Working the intricate design took me months. In conclusion, bowing to a moment of whimsy, I accessorized the owl’s sombre plumage with a rakish Fred Astaire top hat and a cane tucked under one wing. But no tap shoes.
For years, the panel hung on one wall in our home suspended by a fabric cord with tasselled ends attached to a wooden dowel. Sadly the only representation of my meticulous work still in existence is a cushion top I gave to my sister as a birthday gift.
In all, I worked stitch samplers, several cushion tops and two 54 inch tablecloths before I sidelined my craft to raise a family and build a business. Now one young woman has asked me to teach her the basic stitches. I look forward to introducing her to crewel.
Terrace’s Creative Zone offers everything we’ll need to get started from specialty linen yardage to DMC crewel wools and hoops to embroidery kits pre-stamped with crewel designs.
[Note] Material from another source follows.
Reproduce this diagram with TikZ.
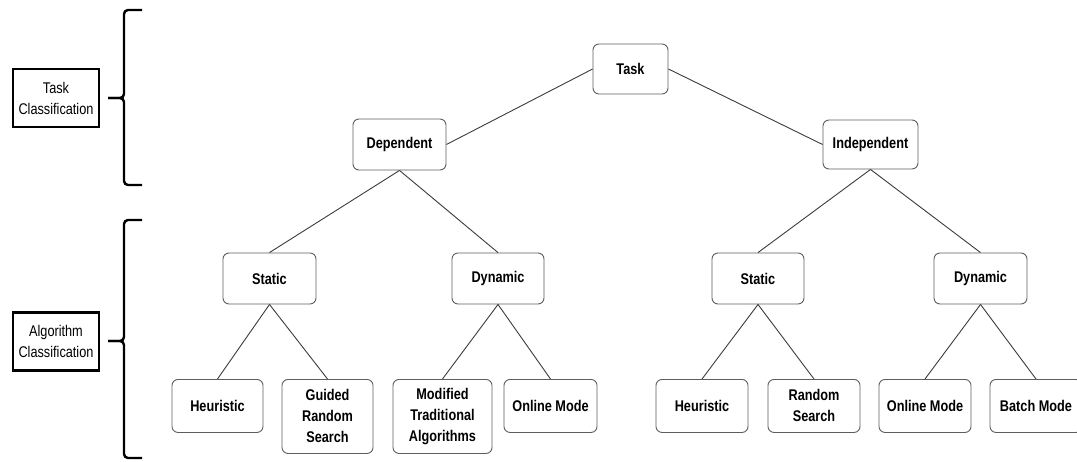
\documentclass[tikz,border=0pt]{standalone}
\usepackage{fontspec}
\setmainfont{Liberation Sans}[FakeStretch=0.82]
\begin{document}
\begin{tikzpicture}[x=1pt,y=-1pt,
  box/.style={draw=boxgray,line width=0.9pt,rounded corners=6pt,fill=white,
    font=\bfseries\fontsize{15.5}{21}\selectfont,align=center,
    inner sep=0pt,minimum width=#1,minimum height=51pt},
  box/.default=93pt,
  leaf/.style={box=#1,anchor=north,minimum height=53pt},
  leaf/.default=92pt,
  tallleaf/.style={box=#1,anchor=north,minimum height=74pt},
  tallleaf/.default=92pt,
  label/.style={draw=black,line width=2.4pt,inner sep=0pt,
    minimum width=86pt,minimum height=58pt,align=center,
    font=\fontsize{15.5}{21}\selectfont},
  link/.style={draw=linegray,line width=0.9pt},
  brace/.style={draw=black,line width=2.4pt,rounded corners=4pt}]
\definecolor{boxgray}{HTML}{5E5E5E}
\definecolor{linegray}{HTML}{3C3C3C}
\useasboundingbox (0,0) rectangle (1077,461);
\fill[white] (0,0) rectangle (1077,461);

% level labels on the left
\node[label] (lt) at (56,98) {Task\\Classification};
\node[label] (la) at (56,341.5) {Algorithm\\Classification};

% braces spanning the two levels
\draw[brace] (142,10) -- (124,10) -- (124,98) -- (108,98);
\draw[brace] (108,98) -- (124,98) -- (124,185) -- (142,185);
\draw[brace] (142,220) -- (124,220) -- (124,341) -- (108,341);
\draw[brace] (108,341) -- (124,341) -- (124,458) -- (142,458);

% task classification
\node[box=75pt,minimum height=50pt] (task) at (630.5,69) {Task};
\node[box=93pt] (dep) at (399.5,144.5) {Dependent};
\node[box=95pt,minimum height=49pt] (ind) at (870.5,144.5) {Independent};

% algorithm classification
\node[box=93pt] (sl) at (269.5,278.5) {Static};
\node[box=92pt] (dl) at (498,278.5) {Dynamic};
\node[box=92pt] (sr) at (758,278.5) {Static};
\node[box=93pt] (dr) at (980.5,278.5) {Dynamic};

% leaves
\node[leaf=91pt] (h1) at (217.5,379) {Heuristic};
\node[tallleaf=91pt] (g1) at (327.5,379) {Guided\\Random\\Search};
\node[tallleaf=99pt] (m1) at (442.5,379) {Modified\\Traditional\\Algorithms};
\node[leaf=93pt] (o1) at (550.5,379) {Online Mode};
\node[leaf=92pt] (h2) at (702,379) {Heuristic};
\node[leaf=92pt] (r2) at (814,379) {Random\\Search};
\node[leaf=92pt] (o2) at (925,379) {Online Mode};
\node[leaf=92pt] (b2) at (1036,379) {Batch Mode};

% tree edges
\draw[link] (task.west) -- (dep.east);
\draw[link] (task.east) -- (ind.west);
\draw[link] (dep.south) -- (sl.north);
\draw[link] (dep.south) -- (dl.north);
\draw[link] (ind.south) -- (sr.north);
\draw[link] (ind.south) -- (dr.north);
\draw[link] (sl.south) -- (h1.north);
\draw[link] (sl.south) -- (g1.north);
\draw[link] (dl.south) -- (m1.north);
\draw[link] (dl.south) -- (o1.north);
\draw[link] (sr.south) -- (h2.north);
\draw[link] (sr.south) -- (r2.north);
\draw[link] (dr.south) -- (o2.north);
\draw[link] (dr.south) -- (b2.north);
\end{tikzpicture}
\end{document}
The kits are in the $35 range.
The local library’s selection of embroidery texts has been winnowed to a few but a wider selection is available to borrow from surrounding B.C. libraries.
Amazon sells a variety of illustrated “manuals,” some of them printed in the 1930s when needlework was an everyday pursuit. (A Newfoundland school is teaching knitting during lunch breaks.) Pinterest website shows a dazzling array of illustrated texts, downloadable patterns and other enticements that make me want to resume the pastime … without background wrestling.
Today’s young women with their nimble texting fingers should adapt to embroidery with ease.